The other concern with this kind of structure is actually horizontal scaling. Most automated consensus algorithms have membership limits due to interaction complexity at higher counts. If we have a larger cluster with dozens of members, overhead of maintaining the key-value store could sap precious hardware resources or fail outright. If we have dozens of separate Postgres clusters for various disparate applications, we are limited to either maintaining multiple parallel stacks, or we share the key-value store and HAProxy between them. In the latter case, we run into the same membership overload.

This is where decoupling comes in. It’s easy, and even suggested to split things up for shared environments. Consider this revision to our previous diagram:

Scalable Governor Stack

Each of those Postgres groups are a separate cluster with an undetermined amount of replicas. We’ve moved HAProxy and etcd to their own resources, whether those are VMs, shared servers, or some kind of container.
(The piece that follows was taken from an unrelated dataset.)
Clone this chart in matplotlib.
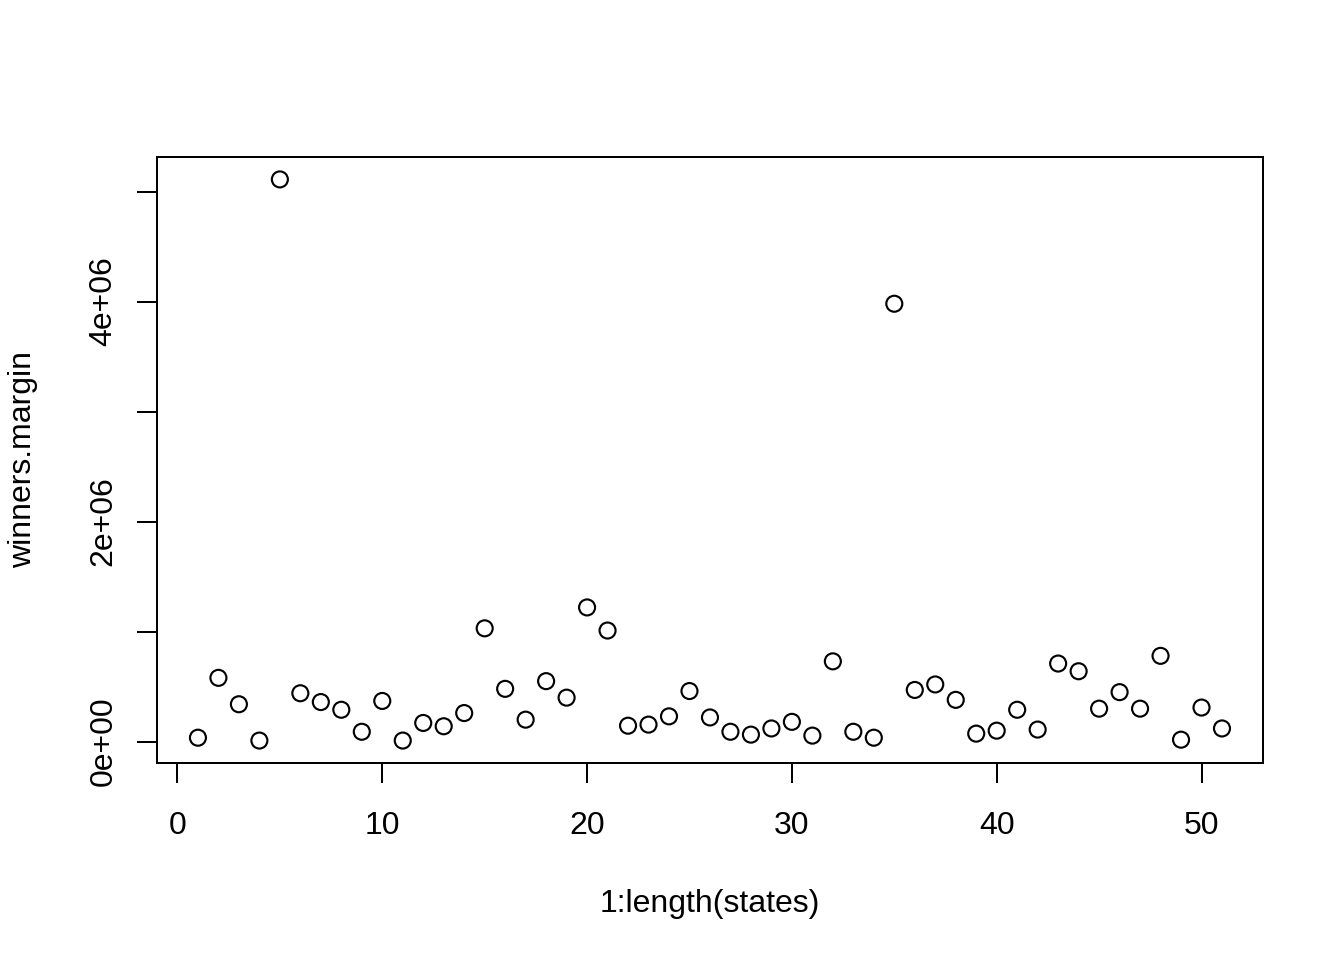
import matplotlib
matplotlib.use("Agg")
import matplotlib.pyplot as plt
import numpy as np

# winners.margin per state
margin = [0.036e6, 0.58e6, 0.34e6, 0.01e6, 5.11e6, 0.44e6, 0.36e6, 0.29e6, 0.09e6, 0.37e6,
          0.01e6, 0.17e6, 0.14e6, 0.26e6, 1.03e6, 0.48e6, 0.20e6, 0.55e6, 0.40e6, 1.22e6,
          1.01e6, 0.145e6, 0.155e6, 0.23e6, 0.46e6, 0.22e6, 0.09e6, 0.064e6, 0.12e6, 0.18e6,
          0.055e6, 0.73e6, 0.09e6, 0.036e6, 3.98e6, 0.47e6, 0.52e6, 0.38e6, 0.073e6, 0.10e6,
          0.29e6, 0.11e6, 0.71e6, 0.64e6, 0.30e6, 0.45e6, 0.30e6, 0.78e6, 0.018e6, 0.31e6,
          0.12e6]
idx = np.arange(1, len(margin) + 1)

xticks = [0, 10, 20, 30, 40, 50]
yticks = [0, 1e6, 2e6, 3e6, 4e6, 5e6]
ylabels = ["0e+00", "", "2e+06", "", "4e+06", ""]

plt.rcParams["font.family"] = ["Liberation Sans", "DejaVu Sans"]

fig = plt.figure(figsize=(7, 5), dpi=192)
ax = fig.add_axes([0.1168, 0.2052, 0.8229, 0.6313])

ax.scatter(idx, margin, s=36, facecolors="none", edgecolors="black", linewidths=0.8)

# R style 4% padding
xr = idx.max() - idx.min()
ax.set_xlim(idx.min() - 0.04 * xr, idx.max() + 0.04 * xr)
yr = max(margin) - min(margin)
ax.set_ylim(min(margin) - 0.04 * yr, max(margin) + 0.04 * yr)

ax.set_xticks(xticks)
ax.set_yticks(yticks)
ax.set_yticklabels(ylabels, rotation=90, va="center")
ax.tick_params(direction="out", length=7.5, width=0.75, labelsize=12)
ax.tick_params(axis="x", pad=10.5)
ax.tick_params(axis="y", pad=7)
for s in ax.spines.values():
    s.set_linewidth(0.75)

ax.set_xlabel("1:length(states)", fontsize=12, labelpad=18)
ax.set_ylabel("winners.margin", fontsize=12, labelpad=19)

fig.savefig("out.png", dpi=192)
In that separate location, HAProxy can connect to any of the Postgres cluster members. Now we have a much smaller pool to consider as connection candidates. It’s a layer of abstraction that might introduce more latency, but it also means we don’t need to divulge the location of any Postgres server members. For configuration purposes, this greatly simplifies larger application stacks that may consist of dozens of interacting elements. Why maintain a list of ten different hosts for various Postgres needs? Just use the HAProxy pool.

Separated from the numerious Postgres hosts, consensus complexity is greatly reduced for etcd. It’s probably a good idea to have more than three members for larger constellations, but the concept remains sound. So long as the key-value pool survives, the Governor process will always have a secure location to track the Postgres leader and the transaction state of all replicas.

It’s “easy” to simply deploy the entire stack to every Postgres server and rely on local connections in isolation. For smaller pools and non-shared resources, that’s probably the most reliable approach. But for mid to large-size businesses, Postgres doesn’t operate in isolation. It’s likely there are already other services that make use of HAProxy or etcd. This approach allows all of them to share the components, and prevents us from maintaining a parallel installation of potentially unnecessary daemons.

As a final note, Zalando forked Governor and produced Patroni for occasions like those above. In existing environments, there’s probably a key-value store already in place, so why not use it? While Governor is restricted to using etcd for this purpose, Patroni is also compatible with ZooKeeper or Consul. Because of that extra bit of functionality, we’ll probably start integrating it into our organization using that last diagram as a model.

And then? Well, the only thing better than a Postgres cluster is an immortal Postgres cluster. We just have to hope it never gains sentience and desires revenge for badly written queries.